I'm no different with investing in founders, and companies - my main objective is to make investor's money. Betting on Ivy League graduates might feel good (a bit like buying that $1325 polo shirt, or these $795 towel shorts for the beach), and give me the assurance of investing in "quality." While there is a clear quality difference in a Hermes polo and a $20 Target polo, they're both still 100% cotton, and have 2 buttons. Hermes will last longer and look and feel better...but 66x better?
The valuation difference between an HBS led startup and a state school led startup is not 66x, but it's a material difference (in most cases). I'm generalizing here, but paying $10-20m for a pre-seed HBS/Stanford deal is very different than paying $2-5m for a state school deal with similar traction. Before I wander into a more controversial section, I need to clear up a few things:
I have backed a few HBS founders, and Ivy League grad founders (though not many)
Not all Ivy league graduates fall into the same bucket, and data can always be manipulated (to some extent)
I'm using Harvard and Stanford as examples - there are plenty of other Ivies with worse stats, though both schools are common in West Coast circles
“State schools” can be some private schools too - generally schools ranked 20th, or worse
There is a ton of data, and great insights in Ivy League data, including some surprising findings -- though the easiest takeaway is this chart. 70.3% of Harvard's class comes from the top 20% income families - with the lowest percentage coming from Caltech (still boasting ~60% representation). Princeton has a nearly 80% rate -- and many Ivies boast 20% of their classes from the top 1% of America. This is not a higher education focused blog, so I'll generally stop here on stats and class data. However, there are clear implications to the venture world.
As I've stated many times to LPs, my mission is to make them as much money as possible, while maintaining as little risk as possible. I don't have a social mission, and steer clear of any political ties. The only thing I really care about is maximizing returns vs. risk. If you only remember one paragraph from this article, this one is the most significant:
Many GPs will add a few points on their "team" section for an Ivy League credentialed founding team -- I do the exact opposite. While having top tier credentials helps raise future rounds, and gives the right keys to the right future doors - it can be a very bad sign for me. I want to see a real hunger, competitive fire, and deep seated need to win. I need to see a chip on a founder's shoulder - and a relentless will to succeed under any circumstances -- with a desire to fight until the end (with a great, good, and not so good outcome). Valuing money and not being used to having any resources is key for capital efficient scaling, and raising a realistically priced pre-seed/seed round. Being "all-in" is the final criteria -- where the success (or failure) of the company is an all encompassing mission.

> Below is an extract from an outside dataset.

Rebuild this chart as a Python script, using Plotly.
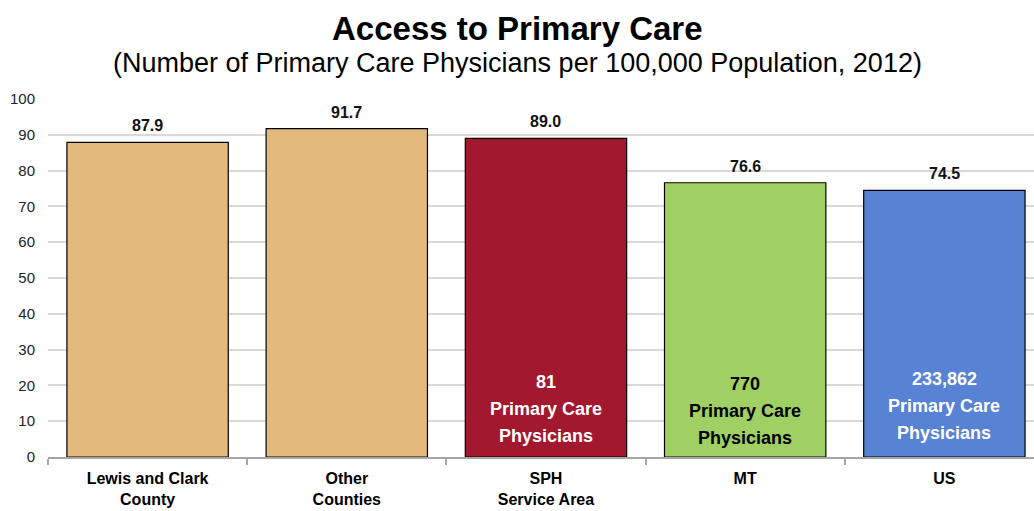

An Ivy credentialed founding team can fail miserably in one startup, and much more easily raise future funding at a new startup. A less credentialed founder can't afford to let a company fail - they might not get another shot for a long time (if at all). The cost of failure is very different -- and the stakes are dramatically higher for the state school founder. It's the difference between having 3 or 4 Game 7s vs. just one -- if you only have one shot, and one game, you're going to leave absolutely everything on the floor. This link is a great visual example (fast forward to the 7:00 mark) - Ray Bourque played for 21 seasons without a championship, and won the Cup in his 22nd (and final season). You can clearly see the emotion -- and how much it meant, especially at the age of 40 (knowing this was likely his last shot).
There is no single founder type, or background -- though there are certainly patterns and commonalities. Most of my angel and fund investments were in founders that went to 2nd or 3rd tier schools, grew up either lower or middle class, and were first-time founders. It's much easier to get used to adversity, and creatively solving challenges when you've done it most of your life -- vs. hitting real challenges for the first time as a founder. I also love seeing founders that had high school and college jobs, and founders that took scholarships for undergrad or grad school. All of these experiences are useful for being a founder - and signs that they have the right personality traits.
Some colleagues probably think I'm crazy for giving a UGA or Rutgers founding team a better rating than a Harvard/Stanford/Penn team. But, I very rarely see the right soft skills in Ivy graduates for my thesis. Building an efficient company, and selling for $40m or $70m in 3-5 years in an unsexy industry is not all that appealing to most founders -- but it's also a great path for the majority of founders/startups. Most exits are not over $100m, and few companies ever become unicorns (or retain their horns upon a liquidity event). Part of this thesis is finding hidden gems, and incredibly hard workers that know how to get quick results. While the non-Ivy world is much bigger than the Ivy League ecosystem, it's also an often overlooked, or undervalued founder source.